As a man who has just spent three days in Paris, and is now back in a pleasant but definitely less sexy Sussex, I think that I could be forgiven for not being on top of the world. However, with the barbeque weather dragging on, and my summer playlist sorted and sounding rather perfect, this week's singles are looking decidedly great, led by The Milk.


The Milk – 'Broke Up The Family'

Singles Of The Week

The Milk are one of those bands who've been touted across blogs a lot, and I've not given them a lot of attention, but I caught them on Soccer AM at the weekend and it turns out that they initally wanted to be called Nigel Winterburn and the Flat Back Four, which was more than enough to persuade me to get around to listening to them. And they sound absolutely nothing like I would have suggested. Expecting tricky indie-pop, 'Broke Up The Family' conversely comes across like a cockney Black Keys, channelling a blues rage such as Cold War Kids have done in recent years. It's a real surprise to hear something as classic as this coming out of the UK at the moment, with it's soulful choral harmonies and stuttered rhythm guitar. This was a genuinely cracking discovery for me personally this Monday morning.



Ellen and the Escapades – ‘All The Crooked Scenes’
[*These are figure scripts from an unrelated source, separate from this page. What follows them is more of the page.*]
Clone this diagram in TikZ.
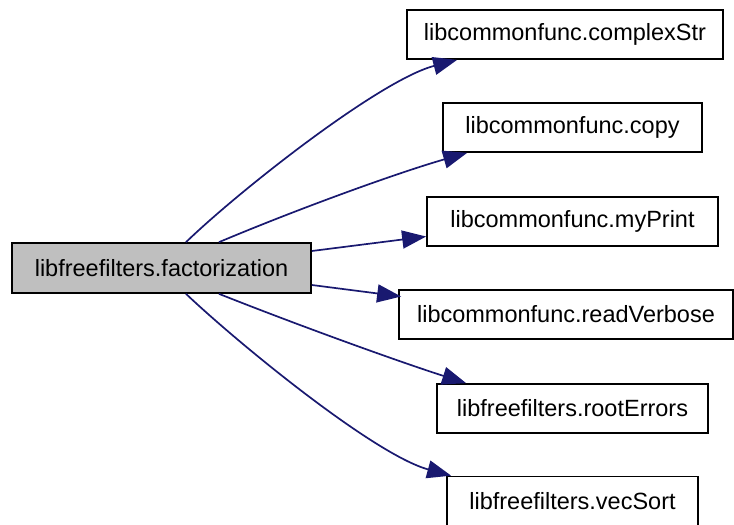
\documentclass[tikz,border=0pt]{standalone}
\usepackage{fontspec}
\setmainfont{Liberation Sans}
\usetikzlibrary{arrows.meta}
\definecolor{edgeblue}{HTML}{191970}
\definecolor{mainfill}{HTML}{BFBFBF}
\begin{document}
\begin{tikzpicture}[x=1pt,y=-1pt,
  fnbox/.style={draw=black, line width=1.7pt, rectangle, inner sep=0pt,
    minimum height=49pt, font=\fontsize{23.5}{28}\selectfont, fill=white},
  call/.style={draw=edgeblue, line width=1.7pt,
    -{Triangle[length=24pt,width=18pt]}},
]
\useasboundingbox (0,0) rectangle (734,525);

% function nodes
\node[fnbox, fill=mainfill, minimum width=299pt, minimum height=50pt] (main) at (161.5,268) {libfreefilters.factorization};
\node[fnbox, minimum width=316pt] (complexStr) at (565,34.5) {libcommonfunc.complexStr};
\node[fnbox, minimum width=259pt] (copy) at (572.5,127.5) {libcommonfunc.copy};
\node[fnbox, minimum width=291pt] (myPrint) at (572.5,221.5) {libcommonfunc.myPrint};
\node[fnbox, minimum width=334pt] (readVerbose) at (566,314.5) {libcommonfunc.readVerbose};
\node[fnbox, minimum width=271pt] (rootErrors) at (572.5,408.5) {libfreefilters.rootErrors};
\node[fnbox, minimum width=251pt] (vecSort) at (572.5,501) {libfreefilters.vecSort};

% call edges
\draw[call] ([xshift=24.5pt]main.north) .. controls (240,190) and (380,80) .. ([xshift=51pt]complexStr.south west);
\draw[call] ([xshift=57.5pt]main.north) .. controls (300,208) and (400,172) .. ([xshift=25pt]copy.south west);
\draw[call] ([yshift=17pt]main.east) -- ([yshift=-15pt]myPrint.west);
\draw[call] ([yshift=-17pt]main.east) -- ([yshift=18pt,xshift=3pt]readVerbose.west);
\draw[call] ([xshift=57.5pt]main.south) .. controls (300,326) and (400,362) .. ([xshift=30pt]rootErrors.north west);
\draw[call] ([xshift=24.5pt]main.south) .. controls (240,345) and (375,455) .. ([xshift=5pt]vecSort.north west);
\end{tikzpicture}
\end{document}
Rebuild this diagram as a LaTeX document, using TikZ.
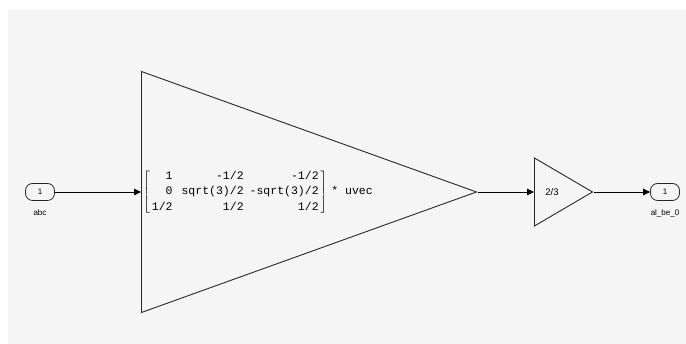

As an adopted Leeds man, Ellen and the Escapades are a band close to my heart and consciousness, after they broke through in 2010 to win Glastonbury's Emerging Talent award. This has unfortunately been somewhat of a kiss of death in the past few years, with Liz Green only just releasing her debut album five years after she won the same award. This is in fact the four-piece's first official single from their forthcoming debut album, but the wait has been worthwhile, blending their familiar acoustic elements with electric lead guitar that lends an urgency to the track. Ellen Smith's vocals are increasingly recognisable, and they are going to garner a lot of critical acclaim for the album if it follows on from this.



These Furrows – ‘No Invitation No Welcome / 3.16’

Not necessarily something I'd traditionally favour, These Furrows are pleasantly refreshing in a thrash genre I thought I'd written off to ill-advised teen angst along with Enter Shikari. I think the appeal of this track lies in its bravery; there is no fear in tackling vastly sepearte genres and sounds to create the completed release, as '3.16' shows through its juxtaposed images of math and metal. Throwing itself from leisurely, ryhthmic picked guitar into a thrilling, screamed chorus is bold, but call me old-fashioned and romantic but I quite like it.